Given that this paragraph is about the dating scene, there’s a strong implication that women are the ones imposing these demands upon men, that in order to be attractive to potential dates a man is in the difficult position of being both chivalrous and non-patriarchal.  In other words, this article seems to be echoing the complaints of Men’s Rights Activists and misogynists all over the world: that women have jointly made impossible demands of men, wanting both the benefits of liberation and the comforts of benevolent sexism.  The other option is that “supposed” refers to the assumptions and norms of a sexist society, and that men are in a difficult situation because they must be macho to be respected as a “real man”, but do not wish to treat women badly during that process.  In which case the putative man on the dating scene really does want it both ways.  He apparently wants women to understand that he’s a sensitive, non-patriarchal guy who merits their attention, whilst acting otherwise because he wants the respect of his sexist male peers.  He wants a sexual pay-off which he feels his ideals entitle him to, whilst failing to live up to them because women don’t understand how hard it is to be a man.  He is, in other words, a classic internet Nice Guy.

I’m not accusing the author of being this guy.  But I am suggesting that if we are going to have the discussion which this article calls for, about shifting norms around consent, sexual ethics and gender roles, we need to be more rigorous than this.  We need not to start from a position which seeks to solve social problems because they are getting in the way of men’s romantic and sexual fulfillment.  We also need to be clear that feminist men benefit from the structural sexism in society even whilst they try to work against it.  And we need to consider the possibility that some men feeling disorientation, anxiety about their place in the world and dislocation from their previous sense of self, might be signs that feminism is doing some good, not signals that it must be reversed.  This passage demonstrates how easy it is for the discourse to fall into echoes of pick-up artistry, men’s rights activism, and anti-feminist backlash.  The language of resentment against women (which articulates the same essential message as “Look what you made me do”) suffuses our media and we need to think clearly, and listen carefully, to keep it from poisoning the discussion.

The other section I had most trouble with was the quotation from “Consent Is Sexy”, next to the line “Sexual power is also communicative power”.  Again, I don’t disagree with the basic point, but the way it is expressed frames the issue badly.  As male feminists, we need to be terribly careful about loud declarations that ethical conduct is “sexy”.  Asking first is sexy, treating someone as an equal is sexy, taking people’s feelings into consideration is sexy, “killing the mood” is implicitly sexy (because if it was a truly high-level sexy mood it wouldn’t have been killed by verbalization).  All of these statements – particularly when they come from men – suggest that sexiness is the value criterion by which we are judging things.  It installs “sexy” as the standard against which actions are evaluated.  I think it was Cliff over at Pervocracy who said that we have to stop telling people that enthusiastic consent is the gateway to sexual plenty and nirvana, because that implies that the basis for our actions is how much sex will accrue to us, whether on a short-term or long-term basis.  Cliff also pointed out that acting ethically, holding out for informed and enthusiastic consent, means you sometimes won’t have sex when you’d quite like to.  Unless our putative modern man on the dating scene finds not having sex really turns him on, then “consent is sexy” has sprung a leak at this point.  Sexiness as the standard for ethics concedes too much ground with pick-up artists and the kind of frat boy you don’t want to leave your friends alone with at parties.

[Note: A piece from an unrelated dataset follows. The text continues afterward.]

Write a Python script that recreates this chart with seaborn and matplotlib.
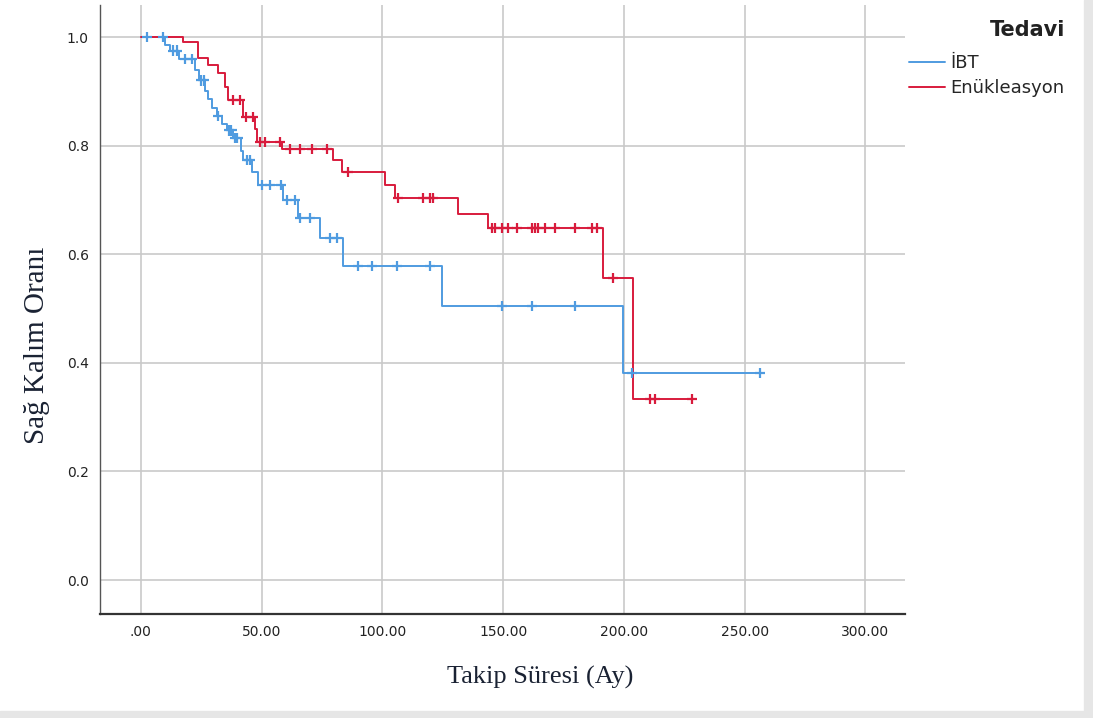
import numpy as np
import pandas as pd
import matplotlib
matplotlib.use("Agg")
import matplotlib.pyplot as plt
import seaborn as sns

# Kaplan-Meier basamaklari (okunan degerler)
ibt_t = [0, 10, 12, 16, 22.5, 24, 26.5, 28, 29.5, 31.5, 33.5, 35.5, 38, 41.5, 42.5,
         46, 48.6, 58.9, 65, 74.2, 83.7, 124.7, 199.7, 256.4]
ibt_s = [1.0, 0.985, 0.975, 0.96, 0.94, 0.92, 0.90, 0.885, 0.87, 0.855, 0.84, 0.828,
         0.814, 0.79, 0.773, 0.751, 0.727, 0.70, 0.667, 0.63, 0.578, 0.505, 0.381, 0.381]
ibt_cens = [2.6, 9.2, 13.5, 15.0, 18.5, 21.0, 24.8, 26.0, 32.0, 36.5, 37.5, 39.0, 40.0,
            44.0, 45.0, 50.2, 53.5, 58.0, 60.5, 63.8, 66.0, 70.1, 78.3, 81.2, 89.9,
            95.7, 106.1, 119.7, 149.6, 161.9, 179.8, 203.4, 256.4]

enu_t = [0, 17.5, 23.7, 27.8, 32.0, 34.9, 36.1, 42.3, 47.3, 48.0, 58.5, 79.6, 83.3,
         101.1, 105.3, 131.3, 143.7, 191.4, 203.8, 228.2]
enu_s = [1.0, 0.99, 0.961, 0.948, 0.934, 0.908, 0.884, 0.853, 0.83, 0.807, 0.794,
         0.773, 0.751, 0.727, 0.703, 0.674, 0.648, 0.556, 0.333, 0.333]
enu_cens = [38.2, 41.0, 43.5, 46.5, 49.4, 51.4, 57.6, 61.8, 66.0, 70.9, 77.0, 85.8,
            106.5, 116.8, 119.7, 121.0, 145.4, 146.7, 149.6, 152.1, 155.8, 162.0,
            163.3, 164.5, 167.4, 171.5, 179.8, 186.8, 188.9, 195.5, 210.8, 212.9, 228.2]

groups = ["İBT", "Enükleasyon"]
renkler = {"İBT": "#4f9be0", "Enükleasyon": "#d81b3c"}

def step_value(t, s, x):
    idx = np.searchsorted(t, x, side="right") - 1
    return np.array(s)[idx]

df_curve = pd.concat([
    pd.DataFrame({"t": ibt_t, "s": ibt_s, "Tedavi": "İBT"}),
    pd.DataFrame({"t": enu_t, "s": enu_s, "Tedavi": "Enükleasyon"}),
])
df_cens = pd.concat([
    pd.DataFrame({"t": ibt_cens, "s": step_value(ibt_t, ibt_s, ibt_cens), "Tedavi": "İBT"}),
    pd.DataFrame({"t": enu_cens, "s": step_value(enu_t, enu_s, enu_cens), "Tedavi": "Enükleasyon"}),
])

sns.set_style("white")

fig = plt.figure(figsize=(10.93, 7.18), dpi=100)
ax = fig.add_axes([100 / 1093, 1 - 614 / 718, 805 / 1093, 609 / 718])

sns.lineplot(data=df_curve, x="t", y="s", hue="Tedavi", palette=renkler,
             hue_order=groups, estimator=None, drawstyle="steps-post",
             linewidth=1.4, ax=ax, legend=False)
sns.scatterplot(data=df_cens, x="t", y="s", hue="Tedavi", palette=renkler,
                hue_order=groups, marker="+", s=55, linewidth=1.6, ax=ax,
                legend=False, zorder=3)

ax.set_xlim(-16.9, 316.4)
ax.set_ylim(-0.0626, 1.059)
ax.set_xticks(np.arange(0, 301, 50))
ax.set_xticklabels([".00", "50.00", "100.00", "150.00", "200.00", "250.00", "300.00"])
ax.set_yticks(np.arange(0, 1.01, 0.2))
ax.set_yticklabels(["0.0", "0.2", "0.4", "0.6", "0.8", "1.0"])
ax.tick_params(labelsize=10, length=0, pad=8, labelcolor="#222222")
ax.grid(True, color="#c9c9c9", linewidth=1.2)
ax.set_axisbelow(True)

for k in ["top", "right"]:
    ax.spines[k].set_visible(False)
ax.spines["left"].set_color("#555555")
ax.spines["left"].set_linewidth(1.0)
ax.spines["bottom"].set_color("#333333")
ax.spines["bottom"].set_linewidth(1.6)

ax.set_xlabel("Takip Süresi (Ay)", family="Liberation Serif", fontsize=19,
              color="#1a2233")
ax.set_ylabel("Sağ Kalım Oranı", family="Liberation Serif", fontsize=21,
              color="#1a2233")
ax.xaxis.set_label_coords(0.547, -0.085)
ax.yaxis.set_label_coords(-0.062, 0.442)

handles = [plt.Line2D([], [], color=renkler[g], lw=1.4) for g in groups]
leg = fig.legend(handles, groups, loc="upper left",
                 bbox_to_anchor=(893 / 1093, 1 - 38 / 718), frameon=False,
                 fontsize=13, handlelength=2.0, handletextpad=0.25,
                 labelspacing=0.4)
fig.text(1065 / 1093, 1 - 30 / 718, "Tedavi", ha="right", va="center",
         fontsize=15, fontweight="bold", color="#222222")

# ekran goruntusu kenari
fig.patches.append(plt.Rectangle((1084 / 1093, 0), 9 / 1093, 1, transform=fig.transFigure,
                                 color="#e6e6e6", zorder=-1))
fig.patches.append(plt.Rectangle((0, 0), 1, 7 / 718, transform=fig.transFigure,
                                 color="#e6e6e6", zorder=-1))

fig.savefig("out.png", dpi=100)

This may sound like rhetorical pedantry, which misses the point of the article.  But our society has already installed “sexiness” – the extent to which an imagined typical white heterosexual man finds something sexy – as the standard by which massive swathes of our culture are judged.  Significant aspects of films, politics, business, advertising and social spaces are already calibrated according to the possibility of giving that white heterosexual man an erection.  Male feminists whose rhetoric works to elide the difference between “good” and “sexy” risk signalling that they would like society not to change in any way which inconveniences them.  We’re back to the image of the Nice Guy again.  He’d like people to be happier and things to be more fair, but in a way which gets him personally plenty of sex.  We need to resist the system of value which equates women’s sexual availability to men with a just society.  Guys getting laid is not a test of feminism’s validity.